Much of modern science relies on practical computing, and Chemistry is no exception.

Dr. Bonham’s programming language of choice is Python, which is one of the easiest, powerful languages to learn. He’s primarily self-taught from an excellent (and free) book on the subject, A Byte of Python.

Below is a **heavily** commented and explained snippet of code that performs a non-linear least squares regression to an arbitrary model and evaluates the goodness of fit for a set of data.
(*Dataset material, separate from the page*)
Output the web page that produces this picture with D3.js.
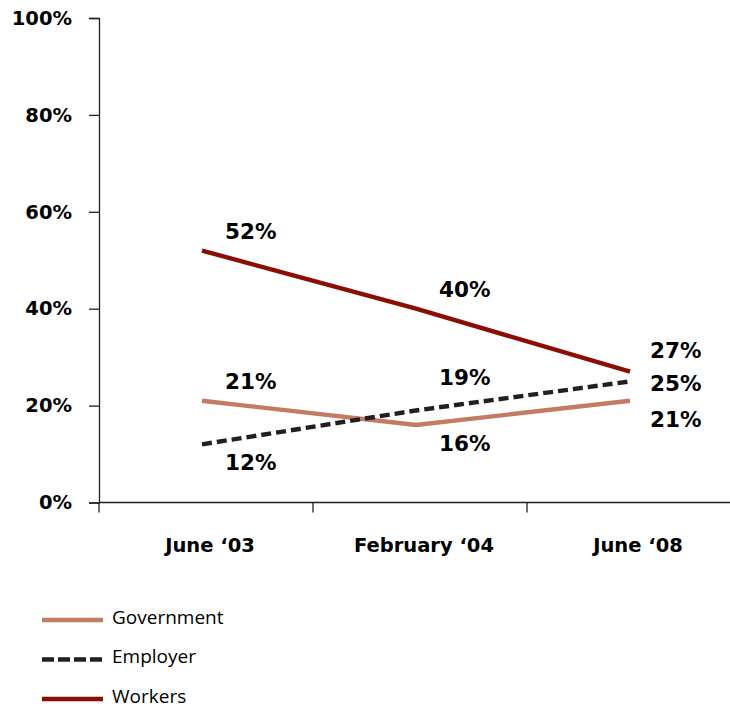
<!DOCTYPE html>
<html>
<head>
<meta charset="utf-8">
<script src="https://cdn.jsdelivr.net/npm/d3@7"></script>
<style>
  html, body { margin: 0; padding: 0; background: #fff; }
  svg { display: block; }
  .axis path, .axis line { stroke: #231f20; stroke-width: 1.3; }
  .tick text { font-family: "DejaVu Sans", sans-serif; font-weight: bold; fill: #000; }
</style>
</head>
<body>
<svg id="chart" width="730" height="708"></svg>
<script>
// Survey waves
const periods = ["June \u201803", "February \u201804", "June \u201808"];

// Share (%) naming each party as responsible
const government = [21, 16, 21];
const employer   = [12, 19, 25];
const workers    = [52, 40, 27];

const yTicks = [0, 20, 40, 60, 80, 100];

const seriesNames  = ["Government", "Employer", "Workers"];
const seriesColors = ["#c17c61", "#231f20", "#8b0d03"];
const seriesDash   = [null, "10,5", null];
const legendDash   = [null, "12,4", null];

// Value-label placement per series and wave: [dx, dy]
const labelPlacement = [
  [[23, -12], [23, 26], [20, 26]],
  [[23, 26], [23, -25], [20, 10]],
  [[23, -12], [23, -12], [20, -14]]
];

const boldFont = "'DejaVu Sans', sans-serif";
const plainFont = "'Open Sans', sans-serif";

const svg = d3.select("#chart");
const plotLeft = 99, plotRight = 741, plotTop = 18, plotBottom = 502.5;

const x = d3.scaleBand().domain(periods).range([plotLeft, plotRight]);
const y = d3.scaleLinear().domain([0, 100]).range([plotBottom, plotTop]);
const px = c => x(c) + x.bandwidth() / 2 - 4;

// Y axis
const yAxis = svg.append("g")
  .attr("class", "axis")
  .attr("transform", `translate(${plotLeft},0)`)
  .call(d3.axisLeft(y).tickValues(yTicks).tickFormat(d => d + "%").tickSize(10).tickPadding(17));
yAxis.selectAll(".tick text").attr("font-size", 19.5);

// X axis with ticks at band boundaries
const xAxis = svg.append("g")
  .attr("class", "axis")
  .attr("transform", `translate(0,${plotBottom})`);
xAxis.append("line")
  .attr("x1", plotLeft).attr("x2", plotRight).attr("y1", 0).attr("y2", 0)
  .attr("stroke", "#231f20").attr("stroke-width", 1.3);
xAxis.selectAll("line.sep")
  .data(periods)
  .join("line")
  .attr("class", "sep")
  .attr("x1", d => x(d)).attr("x2", d => x(d))
  .attr("y1", 0).attr("y2", 10)
  .attr("stroke", "#231f20").attr("stroke-width", 1.3);
xAxis.selectAll("text")
  .data(periods)
  .join("text")
  .attr("x", d => x(d) + x.bandwidth() / 2 + 4)
  .attr("y", 49.5)
  .attr("text-anchor", "middle")
  .attr("font-family", boldFont)
  .attr("font-weight", "bold")
  .attr("font-size", 19.5)
  .text(d => d);

// Lines
const data = [government, employer, workers];
const line = d3.line().x((d, i) => px(periods[i])).y(d => y(d));

svg.selectAll("path.series")
  .data(data)
  .join("path")
  .attr("class", "series")
  .attr("d", d => line(d))
  .attr("fill", "none")
  .attr("stroke", (d, i) => seriesColors[i])
  .attr("stroke-width", 4.4)
  .attr("stroke-dasharray", (d, i) => seriesDash[i]);

// Value labels
data.forEach((vals, s) => {
  svg.append("g").selectAll("text")
    .data(vals)
    .join("text")
    .attr("x", (d, i) => px(periods[i]) + labelPlacement[s][i][0])
    .attr("y", (d, i) => y(d) + labelPlacement[s][i][1])
    .attr("font-family", boldFont)
    .attr("font-weight", "bold")
    .attr("font-size", 21.5)
    .attr("fill", "#000")
    .text(d => d + "%");
});

// Legend
const legend = svg.append("g").attr("transform", "translate(42,620)");
seriesNames.forEach((name, i) => {
  const g = legend.append("g").attr("transform", `translate(0,${i * 39.5})`);
  g.append("line")
    .attr("x1", 0).attr("x2", 61).attr("y1", 0).attr("y2", 0)
    .attr("stroke", seriesColors[i])
    .attr("stroke-width", 4.4)
    .attr("stroke-dasharray", legendDash[i]);
  g.append("text")
    .attr("x", 70).attr("y", 3.5)
    .attr("font-family", plainFont)
    .attr("font-size", 19)
    .attr("fill", "#000")
    .text(name);
});
</script>
</body>
</html>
In other words, it checks how well your data matches some equation that you think it should fit.

It’s a good program to give you a feel for how easily you can achieve things in Python that would be difficult or impossible in Excel, or without using a very expensive fitting package.

To use this code, you’ll need to have Python and a few helper packages on your system.

If you use Windows, I recommend ActivePython 2.7, 32-bit

If you use OS X, I recommend the Python available through Mac Ports

You’ll also need Numerical Python, Scientific Python, and Matplotlib, all for the 2.7 and 32-bit version of python (all also available directly through Mac Ports on OS X).Once all that is installed, you can run the user-friendly code editing program IDLE.

In IDLE, paste all the below code into a New file. Save it, hit Run in the menus, and it will do its stuff!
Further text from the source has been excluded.